We’ve seen rubber isolation grommets gain widespread use throughout the industry, but Sound Sustainers take the idea to a new level and the question is, do they work? Well, yes, they do. The two toms have long and
sweet sustain. Striking the drums in the centre at medium volume, the sound is open and diminishes in a smooth, steady arc. Any unpleasant overtones are due to my inept tuning, everything else about the Sonor build and Remo Ambassadors being first quality. I don’t have Sonor’s lab gear and can’t say if sustain is longer or shorter than with TAR s, but the new mounts are relatively understated and the toms sing gloriously.

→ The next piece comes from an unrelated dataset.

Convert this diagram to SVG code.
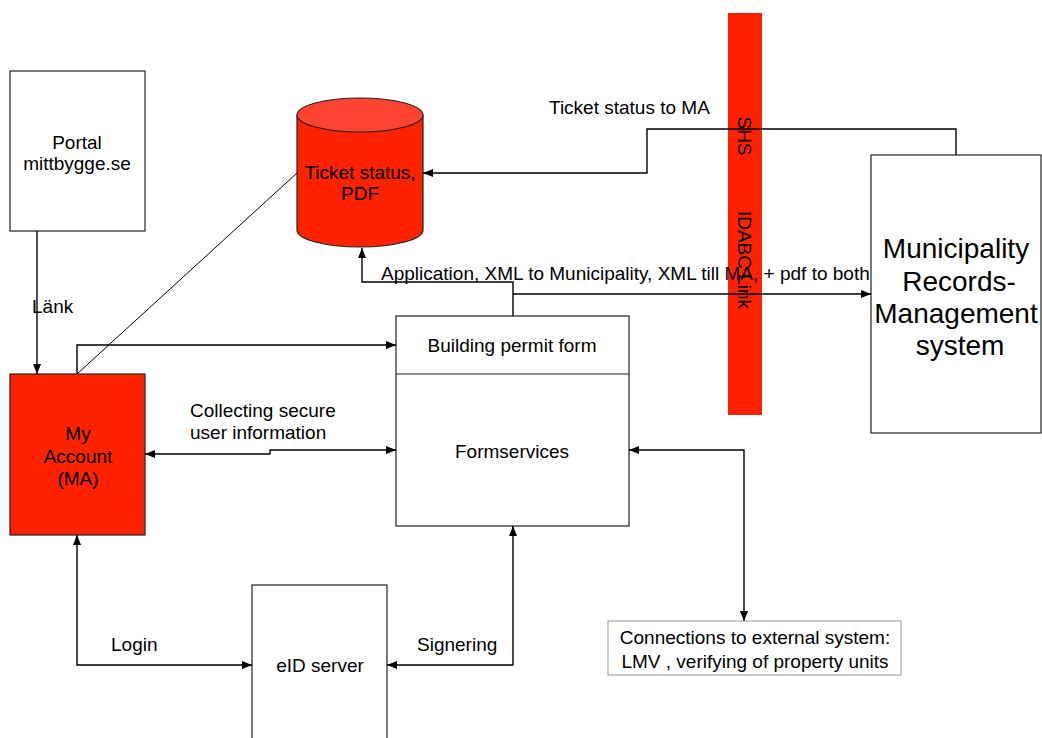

This is a particularly studio/mic-friendly kit. Given the small sizes on review - 20"x16", 12"x8" and 14"x13" - the SQ1 strikes me as a state-of-the-art kit with a typically punchy birch sound, the sort of kit Sonor’s Jojo Mayer, say, would enjoy for his exceptionally accurate and nimble post-machine beats.
Birch has good lows and highs with reduced middle frequencies that don’t muddy up the sound. So it’s a clean-cut sound that has guts, maybe not quite so much tonal complexity as maple or mahogany, but directed and business-like, controllable yet also brilliant. It may not be as fat as with some more exotic, ambiguous woods, but it sits easily in a band context. Which is why some describe birch as ‘pre-eq’d’ – it does not dominate or cloud the picture. Again, note we’re talking about the 20", 12", 14" kit, which is naturally tighter than the bigger sizes.
The bass drum shell is thickset at 10mm and 10 plies. That gives the already edgy birch an even greater boost and the bass drum has an archetypally modern, tough and present tone – in-yer-face and attacking. You could go for a higher tuned jazzy bonk, but the lower regions, with a wrinkles just about tuned out batter, bring more depth into the admittedly aggressive blend. The full Fiberskyn front head is an unusual choice perhaps, but warms the timbre.
The snare drum is a bit of a contrast as it is deep with a slightly more open and unruly voice. Rim shots prompt a fearsome ring from the shell and light damping only reduces this by a small margin. Many snare drums have a dead spot in the centre, but not this one; it resonates fully, like the toms in fact. So if you want to rock out with a clarion loud, freely ringing snare, the SQ1 will do it for you. Forget the usually quoted birch ‘focus’, this fellow is a belter. And this translates to the side stick clank, which is fully resonant too.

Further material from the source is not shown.